*** Data extract ***

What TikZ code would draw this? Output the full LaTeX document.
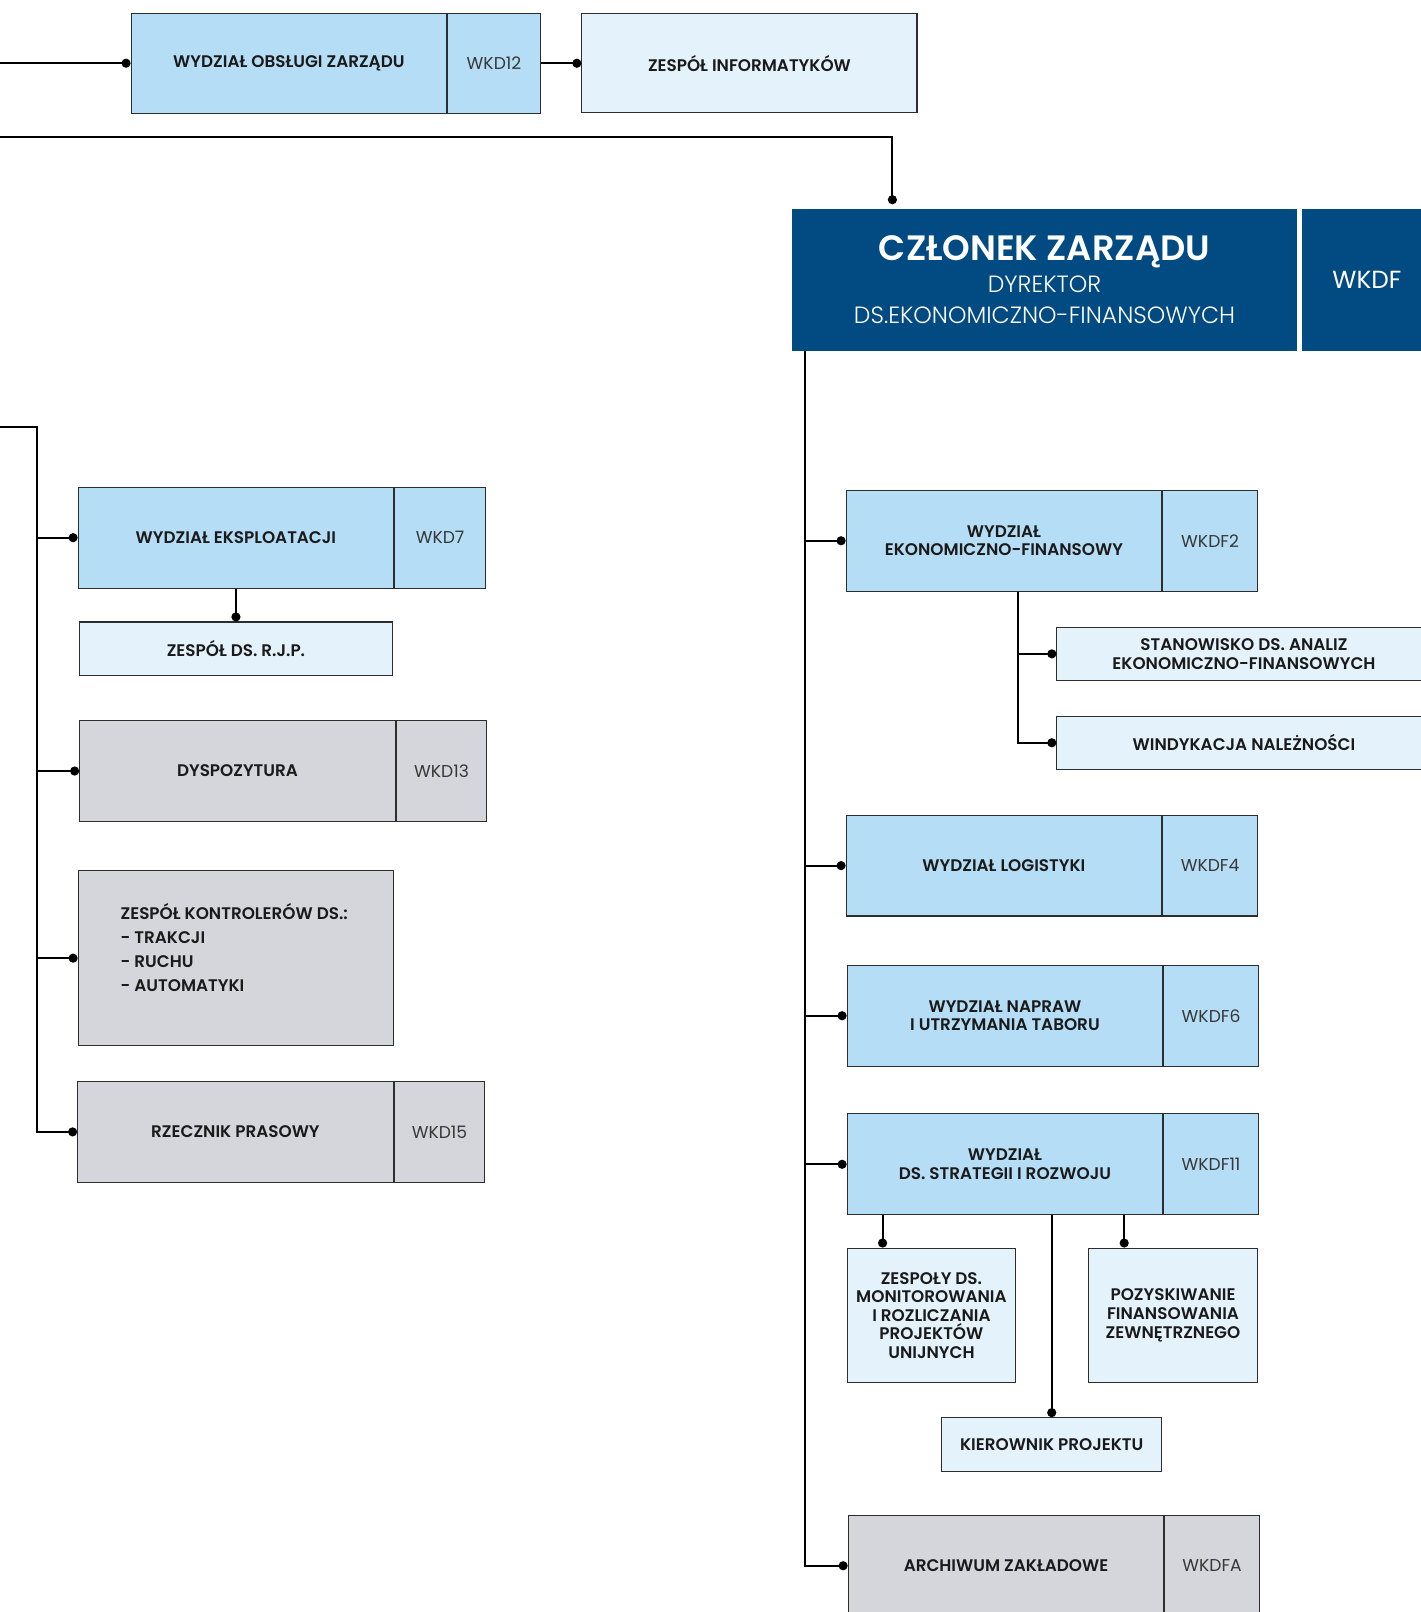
\documentclass[tikz,border=0pt]{standalone}
\usepackage{fontspec}
\setmainfont{Poppins}[BoldFont={* SemiBold}]
\newfontfamily\thinfont{Poppins Light}
\usetikzlibrary{positioning,arrows.meta}
\definecolor{dept}{RGB}{181,221,245}
\definecolor{pale}{RGB}{228,242,252}
\definecolor{grey}{RGB}{213,214,219}
\definecolor{navy}{RGB}{2,74,130}
\definecolor{edge}{RGB}{45,45,45}
\definecolor{ink}{RGB}{26,26,26}
\definecolor{codeink}{RGB}{55,55,55}
\definecolor{mist}{RGB}{214,227,240}
\tikzstyle{base} = [rectangle,
			draw=edge, line width=0.6pt, inner sep=2pt,
			text=ink, align=center,
			font=\bfseries\fontsize{9.3}{10.3}\selectfont]
\tikzstyle{D} = [base, fill=dept,
			minimum width=6.14cm, minimum height=1.96cm]
\tikzstyle{G} = [D, fill=grey]
\tikzstyle{K} = [base, fill=dept,
			minimum width=1.84cm, minimum height=1.96cm,
			text=codeink, font=\fontsize{9.5}{11}\selectfont]
\tikzstyle{KG} = [K, fill=grey]
\tikzstyle{T} = [base, fill=pale, minimum height=1.04cm]
\tikzstyle{N} = [rectangle, fill=navy, text=white, align=center,
			minimum height=2.76cm, inner sep=0pt]
\tikzstyle{L} = [draw, line width=1.1pt, -{Circle[length=5pt]}]

\begin{document}
\begin{tikzpicture}[x=0.02cm, y=-0.02cm]

\useasboundingbox (0,0) rectangle (1382,1568);

% top row
\node [D, minimum height=1.94cm]
(woz) at (281,61.5)
	{WYDZIAŁ OBSŁUGI ZARZĄDU};

\node [K, minimum height=1.94cm, minimum width=1.8cm, right=0pt of woz]
(wkd12)
	{WKD12};

\node [T, minimum width=6.52cm, minimum height=1.92cm]
(zinf) at (729,61.5)
	{ZESPÓŁ INFORMATYKÓW};

\node [N, minimum width=9.84cm,
		font=\thinfont\color{mist}\fontsize{13}{17.6}\selectfont]
(czl) at (1016,272)
	{{\normalfont\bfseries\color{white}\fontsize{19.5}{22}\selectfont CZŁONEK ZARZĄDU}\\
	 DYREKTOR\\
	 DS.EKONOMICZNO-FINANSOWYCH};

\node [N, minimum width=2.52cm, right=0.08cm of czl, font=\fontsize{13.7}{16}\selectfont]
(wkdf)
	{WKDF};

% left column
\node [D]
(we) at (229.5,523)
	{WYDZIAŁ EKSPLOATACJI};

\node [K, minimum width=1.76cm, right=0pt of we]
(wkd7)
	{WKD7};

\node [T, minimum width=6.1cm]
(rjp) at (229.5,631)
	{ZESPÓŁ DS. R.J.P.};

\node [G]
(dys) at (231,750)
	{DYSPOZYTURA};

\node [KG, minimum width=1.76cm, right=0pt of dys]
(wkd13)
	{WKD13};

\node [G, minimum height=3.4cm]
(zk) at (229.5,932)
	{};

\node [anchor=west, align=left, inner sep=0pt, text=ink,
		font=\bfseries\fontsize{9.3}{13.3}\selectfont]
(zkt) at (117,922)
	{ZESPÓŁ KONTROLERÓW DS.:\\- TRAKCJI\\- RUCHU\\- AUTOMATYKI};

\node [G]
(rp) at (229,1101)
	{RZECZNIK PRASOWY};

\node [KG, minimum width=1.76cm, right=0pt of rp]
(wkd15)
	{WKD15};

% right column
\node [D]
(wef) at (976.5,526)
	{WYDZIAŁ\\EKONOMICZNO-FINANSOWY};

\node [K, right=0pt of wef]
(wkdf2)
	{WKDF2};

\node [T, minimum width=7.28cm]
(stan) at (1210,636)
	{STANOWISKO DS. ANALIZ\\EKONOMICZNO-FINANSOWYCH};

\node [T, minimum width=7.28cm]
(wind) at (1210,722.5)
	{WINDYKACJA NALEŻNOŚCI};

\node [D]
(wl) at (976.5,842)
	{WYDZIAŁ LOGISTYKI};

\node [K, right=0pt of wl]
(wkdf4)
	{WKDF4};

\node [D]
(wn) at (977.5,988)
	{WYDZIAŁ NAPRAW\\I UTRZYMANIA TABORU};

\node [K, right=0pt of wn]
(wkdf6)
	{WKDF6};

\node [D]
(ws) at (977.5,1132.5)
	{WYDZIAŁ\\DS. STRATEGII I ROZWOJU};

\node [K, right=0pt of ws]
(wkdf11)
	{WKDF11};

\node [T, minimum width=3.28cm, minimum height=2.62cm]
(zesp) at (906,1279.5)
	{ZESPOŁY DS.\\MONITOROWANIA\\I ROZLICZANIA\\PROJEKTÓW\\UNIJNYCH};

\node [T, minimum width=3.28cm, minimum height=2.62cm]
(poz) at (1141,1279.5)
	{POZYSKIWANIE\\FINANSOWANIA\\ZEWNĘTRZNEGO};

\node [T, minimum width=4.28cm]
(kp) at (1023,1405)
	{KIEROWNIK PROJEKTU};

\node [G]
(az) at (978.5,1523)
	{ARCHIWUM ZAKŁADOWE};

\node [KG, right=0pt of az]
(wkdfa)
	{WKDFA};

% free ends and bends
\coordinate (edge) at (0,0);
\coordinate (bus) at (0,133);
\coordinate (lbus) at (0,415);
\coordinate (lt) at (36,415);
\coordinate [right=0.26cm of czl.south west] (rt);
\coordinate [left=2.96cm of czl.north] (czlin);
\coordinate [right=0.27cm of wef.south] (wefs);
\coordinate [right=0.7cm of zesp.north west] (zsa);
\coordinate [right=0.7cm of poz.north west] (pza);

\path[L] (woz.west -| edge) -- (woz.west);

\path[L] (wkd12.east) -- (wkd12.east -| zinf.west);

\path[L] (bus) -| ([yshift=0.08cm]czlin);

\path[L] (lbus) -| (lt |- rp.west) -- (rp.west);

\path[L] (lt |- we.west) -- (we.west);

\path[L] (lt |- dys.west) -- (dys.west);

\path[L] (lt |- zk.west) -- (zk.west);

\path[L] (we) -- (rjp);

\path[L] (rt) |- (az.west);

\path[L] (rt |- wef.west) -- (wef.west);

\path[L] (rt |- wl.west) -- (wl.west);

\path[L] (rt |- wn.west) -- (wn.west);

\path[L] (rt |- ws.west) -- (ws.west);

\path[L] (wefs) |- (stan.west);

\path[L] (wefs) |- (wind.west);

\path[L] (zsa |- ws.south) -- (zsa);

\path[L] (pza |- ws.south) -- (pza);

\path[L] (kp.north |- ws.south) -- (kp.north);

\end{tikzpicture}
\end{document}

***

Directions: Images in the data above are to be skipped. Retype all other material exactly.

Finished answer:
What TikZ code would draw this? Output the full LaTeX document.
\documentclass[tikz,border=0pt]{standalone}
\usepackage{fontspec}
\setmainfont{Poppins}[BoldFont={* SemiBold}]
\newfontfamily\thinfont{Poppins Light}
\usetikzlibrary{positioning,arrows.meta}
\definecolor{dept}{RGB}{181,221,245}
\definecolor{pale}{RGB}{228,242,252}
\definecolor{grey}{RGB}{213,214,219}
\definecolor{navy}{RGB}{2,74,130}
\definecolor{edge}{RGB}{45,45,45}
\definecolor{ink}{RGB}{26,26,26}
\definecolor{codeink}{RGB}{55,55,55}
\definecolor{mist}{RGB}{214,227,240}
\tikzstyle{base} = [rectangle,
			draw=edge, line width=0.6pt, inner sep=2pt,
			text=ink, align=center,
			font=\bfseries\fontsize{9.3}{10.3}\selectfont]
\tikzstyle{D} = [base, fill=dept,
			minimum width=6.14cm, minimum height=1.96cm]
\tikzstyle{G} = [D, fill=grey]
\tikzstyle{K} = [base, fill=dept,
			minimum width=1.84cm, minimum height=1.96cm,
			text=codeink, font=\fontsize{9.5}{11}\selectfont]
\tikzstyle{KG} = [K, fill=grey]
\tikzstyle{T} = [base, fill=pale, minimum height=1.04cm]
\tikzstyle{N} = [rectangle, fill=navy, text=white, align=center,
			minimum height=2.76cm, inner sep=0pt]
\tikzstyle{L} = [draw, line width=1.1pt, -{Circle[length=5pt]}]

\begin{document}
\begin{tikzpicture}[x=0.02cm, y=-0.02cm]

\useasboundingbox (0,0) rectangle (1382,1568);

% top row
\node [D, minimum height=1.94cm]
(woz) at (281,61.5)
	{WYDZIAŁ OBSŁUGI ZARZĄDU};

\node [K, minimum height=1.94cm, minimum width=1.8cm, right=0pt of woz]
(wkd12)
	{WKD12};

\node [T, minimum width=6.52cm, minimum height=1.92cm]
(zinf) at (729,61.5)
	{ZESPÓŁ INFORMATYKÓW};

\node [N, minimum width=9.84cm,
		font=\thinfont\color{mist}\fontsize{13}{17.6}\selectfont]
(czl) at (1016,272)
	{{\normalfont\bfseries\color{white}\fontsize{19.5}{22}\selectfont CZŁONEK ZARZĄDU}\\
	 DYREKTOR\\
	 DS.EKONOMICZNO-FINANSOWYCH};

\node [N, minimum width=2.52cm, right=0.08cm of czl, font=\fontsize{13.7}{16}\selectfont]
(wkdf)
	{WKDF};

% left column
\node [D]
(we) at (229.5,523)
	{WYDZIAŁ EKSPLOATACJI};

\node [K, minimum width=1.76cm, right=0pt of we]
(wkd7)
	{WKD7};

\node [T, minimum width=6.1cm]
(rjp) at (229.5,631)
	{ZESPÓŁ DS. R.J.P.};

\node [G]
(dys) at (231,750)
	{DYSPOZYTURA};

\node [KG, minimum width=1.76cm, right=0pt of dys]
(wkd13)
	{WKD13};

\node [G, minimum height=3.4cm]
(zk) at (229.5,932)
	{};

\node [anchor=west, align=left, inner sep=0pt, text=ink,
		font=\bfseries\fontsize{9.3}{13.3}\selectfont]
(zkt) at (117,922)
	{ZESPÓŁ KONTROLERÓW DS.:\\- TRAKCJI\\- RUCHU\\- AUTOMATYKI};

\node [G]
(rp) at (229,1101)
	{RZECZNIK PRASOWY};

\node [KG, minimum width=1.76cm, right=0pt of rp]
(wkd15)
	{WKD15};

% right column
\node [D]
(wef) at (976.5,526)
	{WYDZIAŁ\\EKONOMICZNO-FINANSOWY};

\node [K, right=0pt of wef]
(wkdf2)
	{WKDF2};

\node [T, minimum width=7.28cm]
(stan) at (1210,636)
	{STANOWISKO DS. ANALIZ\\EKONOMICZNO-FINANSOWYCH};

\node [T, minimum width=7.28cm]
(wind) at (1210,722.5)
	{WINDYKACJA NALEŻNOŚCI};

\node [D]
(wl) at (976.5,842)
	{WYDZIAŁ LOGISTYKI};

\node [K, right=0pt of wl]
(wkdf4)
	{WKDF4};

\node [D]
(wn) at (977.5,988)
	{WYDZIAŁ NAPRAW\\I UTRZYMANIA TABORU};

\node [K, right=0pt of wn]
(wkdf6)
	{WKDF6};

\node [D]
(ws) at (977.5,1132.5)
	{WYDZIAŁ\\DS. STRATEGII I ROZWOJU};

\node [K, right=0pt of ws]
(wkdf11)
	{WKDF11};

\node [T, minimum width=3.28cm, minimum height=2.62cm]
(zesp) at (906,1279.5)
	{ZESPOŁY DS.\\MONITOROWANIA\\I ROZLICZANIA\\PROJEKTÓW\\UNIJNYCH};

\node [T, minimum width=3.28cm, minimum height=2.62cm]
(poz) at (1141,1279.5)
	{POZYSKIWANIE\\FINANSOWANIA\\ZEWNĘTRZNEGO};

\node [T, minimum width=4.28cm]
(kp) at (1023,1405)
	{KIEROWNIK PROJEKTU};

\node [G]
(az) at (978.5,1523)
	{ARCHIWUM ZAKŁADOWE};

\node [KG, right=0pt of az]
(wkdfa)
	{WKDFA};

% free ends and bends
\coordinate (edge) at (0,0);
\coordinate (bus) at (0,133);
\coordinate (lbus) at (0,415);
\coordinate (lt) at (36,415);
\coordinate [right=0.26cm of czl.south west] (rt);
\coordinate [left=2.96cm of czl.north] (czlin);
\coordinate [right=0.27cm of wef.south] (wefs);
\coordinate [right=0.7cm of zesp.north west] (zsa);
\coordinate [right=0.7cm of poz.north west] (pza);

\path[L] (woz.west -| edge) -- (woz.west);

\path[L] (wkd12.east) -- (wkd12.east -| zinf.west);

\path[L] (bus) -| ([yshift=0.08cm]czlin);

\path[L] (lbus) -| (lt |- rp.west) -- (rp.west);

\path[L] (lt |- we.west) -- (we.west);

\path[L] (lt |- dys.west) -- (dys.west);

\path[L] (lt |- zk.west) -- (zk.west);

\path[L] (we) -- (rjp);

\path[L] (rt) |- (az.west);

\path[L] (rt |- wef.west) -- (wef.west);

\path[L] (rt |- wl.west) -- (wl.west);

\path[L] (rt |- wn.west) -- (wn.west);

\path[L] (rt |- ws.west) -- (ws.west);

\path[L] (wefs) |- (stan.west);

\path[L] (wefs) |- (wind.west);

\path[L] (zsa |- ws.south) -- (zsa);

\path[L] (pza |- ws.south) -- (pza);

\path[L] (kp.north |- ws.south) -- (kp.north);

\end{tikzpicture}
\end{document}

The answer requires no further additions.